According to statistics from U.S. Immigration and Customs Enforcement (ICE), the federal immigration law enforcement agency, more than 34,000 people whose most serious offense was marijuana possession were deported from 2007 to 2013. In 2013 alone, according to TRAC, a nonpartisan organization that tracks federal records, simple possession of marijuana was the No. 1 drug crime for which immigrants were deported.
“Any marijuana conviction is kind of like death to an immigrant” seeking to obtain or maintain legal citizenship, Baker said.
She pointed to the case of a California grandmother who grew a small amount of cannabis plants to utilize them in a topical oil as an arthritis treatment. The medication was a family remedy, but because she concocted it prior to the 2016 passage of California’s Proposition 64, which legalized REC in the state, she was ordered deported.

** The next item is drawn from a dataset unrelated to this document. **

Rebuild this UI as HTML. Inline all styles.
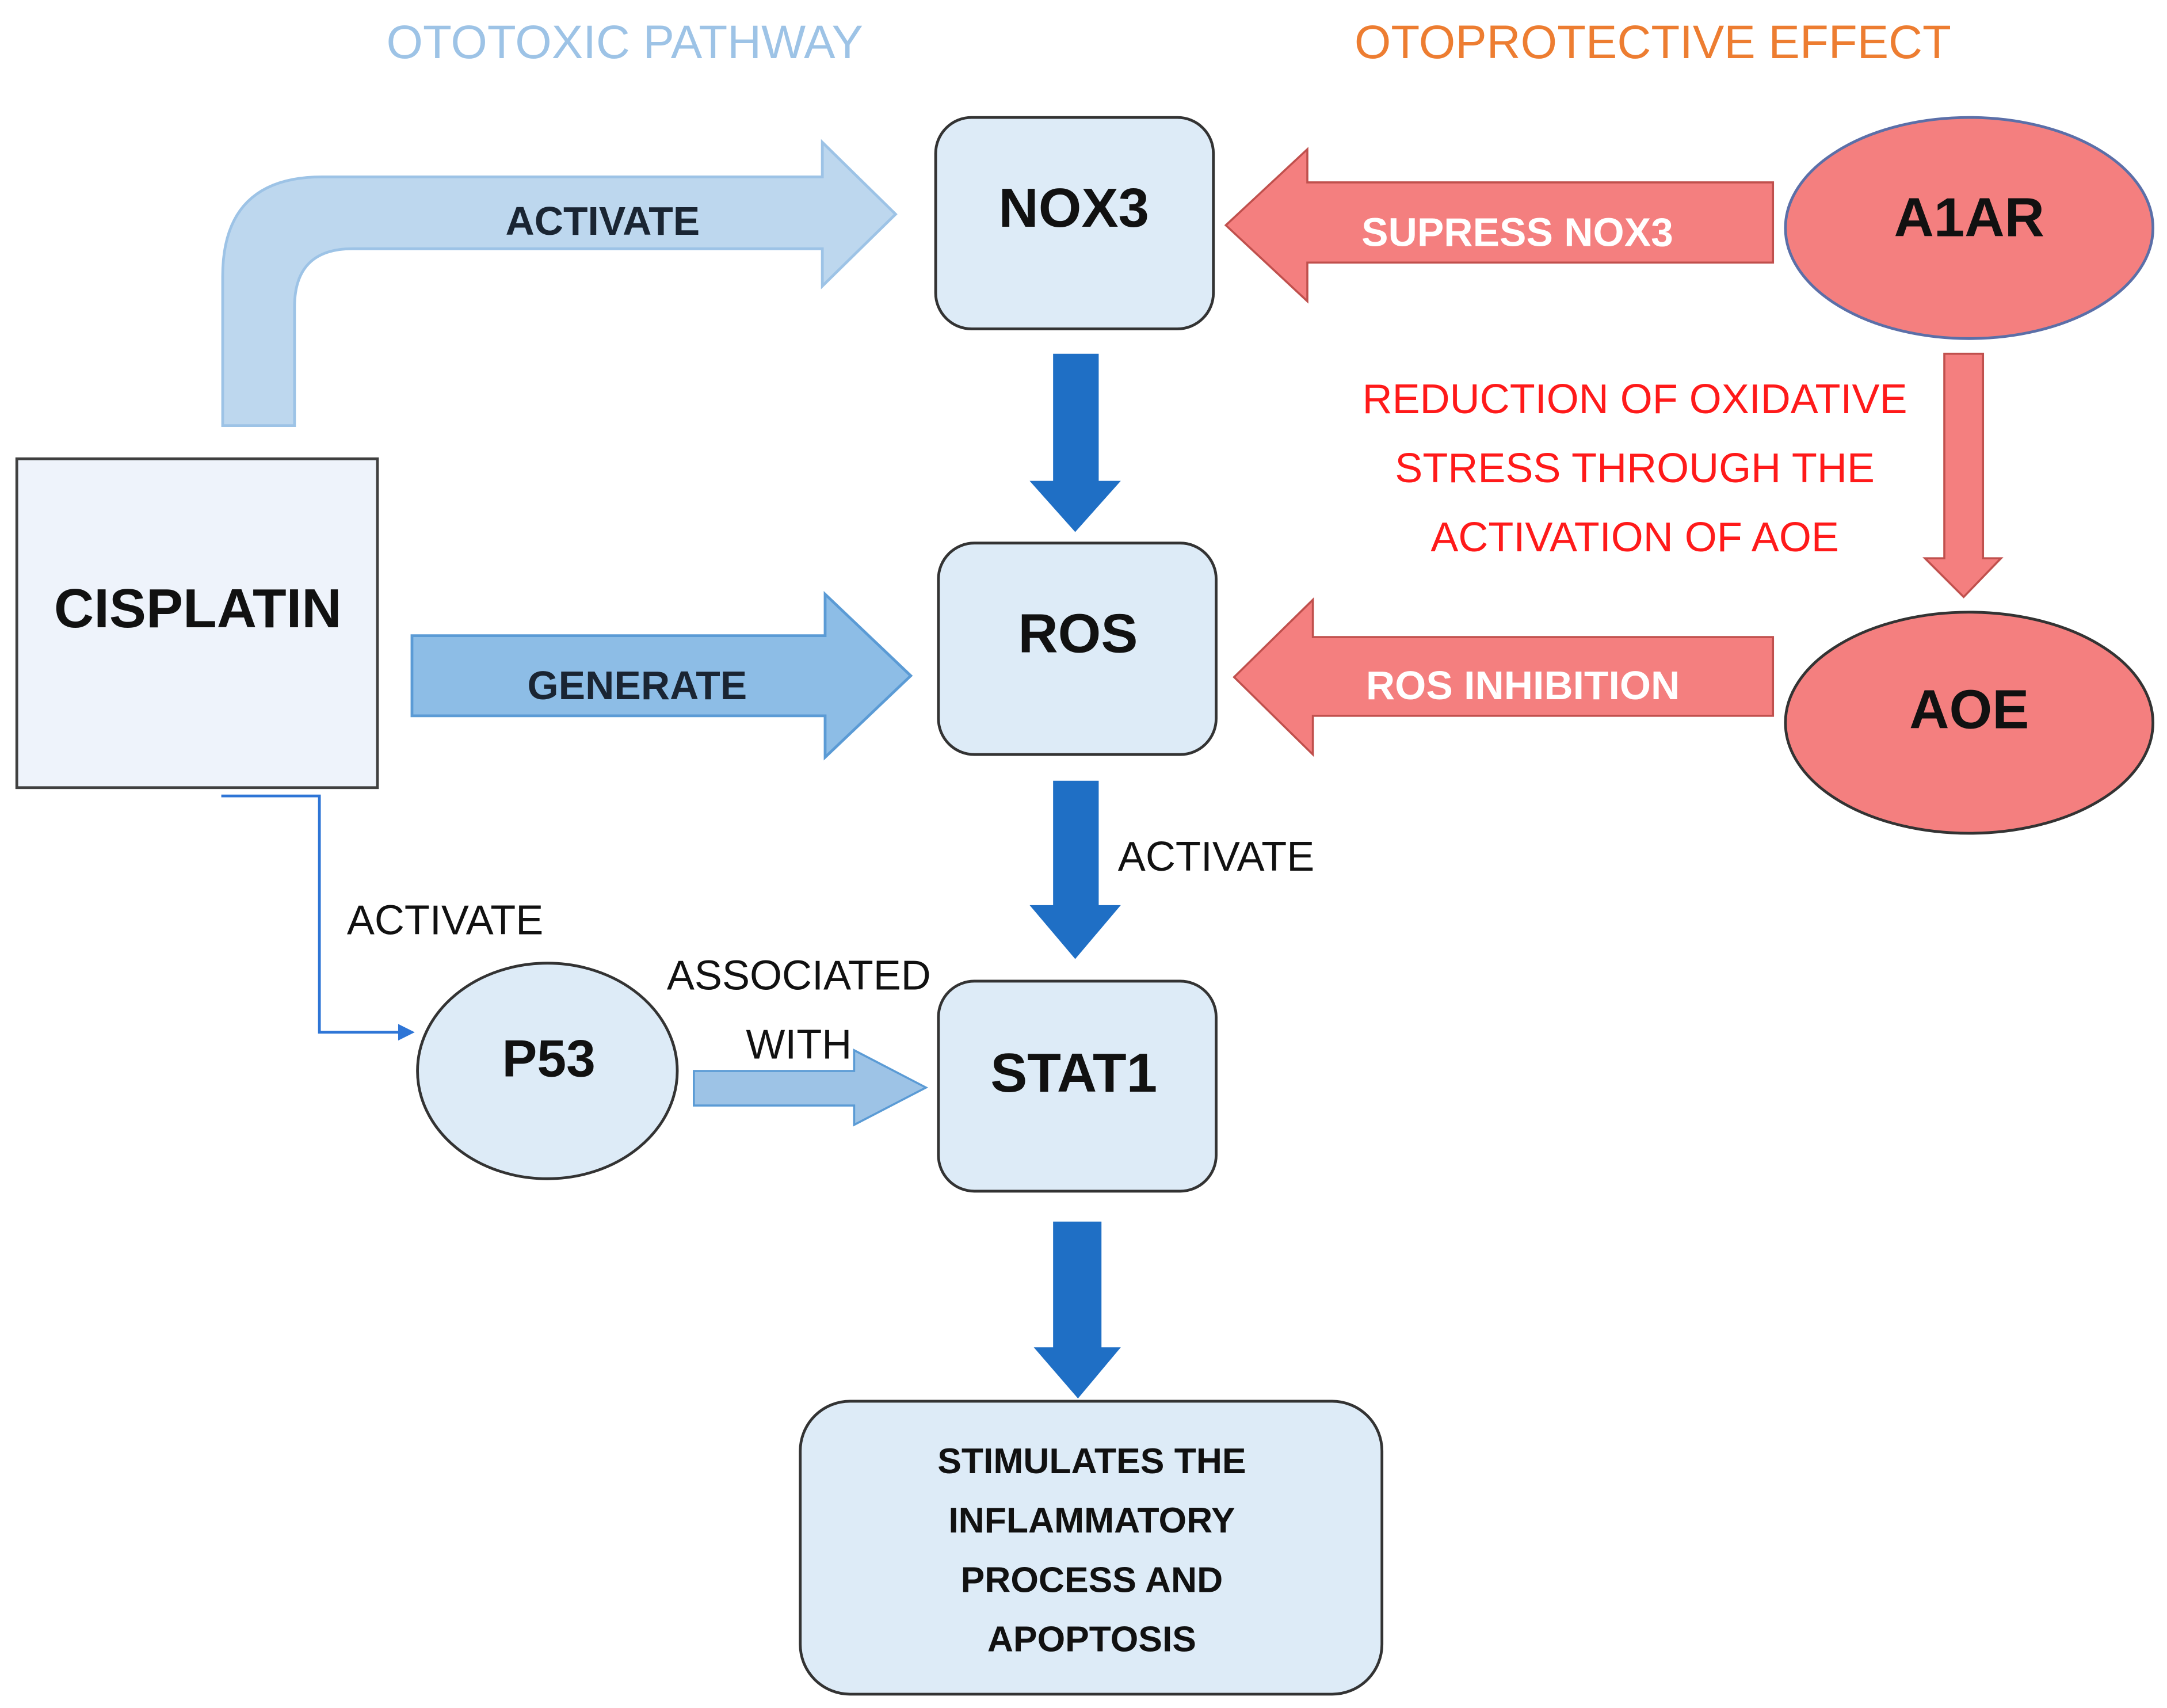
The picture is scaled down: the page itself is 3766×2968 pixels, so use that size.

The deportation was stopped only after the Immigrant Legal Resource Center took up the case, according to Baker, and was able to reverse the initial conviction after “an awful lot of legal work.”
“She was going to be deported, even though she had a green card for decades and U.S. citizenship and grandkids here,” Baker said.
‘Trap for the unwary’
In addition to a pot-related criminal conviction, an immigrant can face deportation if he is deemed to be a marijuana addict or abuser.
The same criteria can also prevent a so-called Lawful Permanent Resident from becoming a naturalized citizen. Under U.S. immigration law, to be naturalized, among other things, an applicant must establish “good moral character.” As defined by the law, “good moral character” includes not being convicted of any law of the U.S. relating to a controlled substance. The only exception to that rule is if the violation was for a single offense for simple possession of 30 grams or less of marijuana.
There are several forms of immigration relief for people who are deemed inadmissible or deportable, but even those are subject to ineligibility for people with marijuana-related convictions. Those programs include Temporary Protected Status, which is typically afforded to people whose home countries have been impacted by conflict or natural disaster, and the education-based Deferred Action for Childhood Arrivals (DACA).
Baker, who helped author portions of the MORE Act that deal with immigration, noted that most of the people who turn to the Immigrant Legal Resource Center with marijuana-related issues were previously unaware of the ways that pot can affect their immigration status. Those in states that have legalized REC or MED are particularly confounded by the federal rules, she said.
“The horrible thing is state legalization is great, but in other ways it’s a trap for the unwary,” Baker said.
“They have no idea that when they come to their naturalization interview or their green card interview that they’re going to be denied and some people deported,” she said, noting that most people thought they were safe by following their state’s laws.
The letter from the advocates notes that having marijuana delisted from the CSA is of paramount importance for immigrants and their families to receive equitable justice. Considering that several marijuana legalization bills, including the MORE Act, include social justice caveats aimed at helping low-income and communities of color that were adversely affected by the War on Drugs, the letter argues that achieving equity for immigrants should also be a priority.
“It’s really splitting up a lot – tens of thousands – of families,” Baker said of the current federal pot laws. “And it’s partly because there’s such a disconnect between how people view marijuana and how the federal government is treating them.”
“Because [marijuana is] so prevalent and seems so normalized, usually [immigrants] have no idea that this could destroy their entire life,” she added. “And it does.”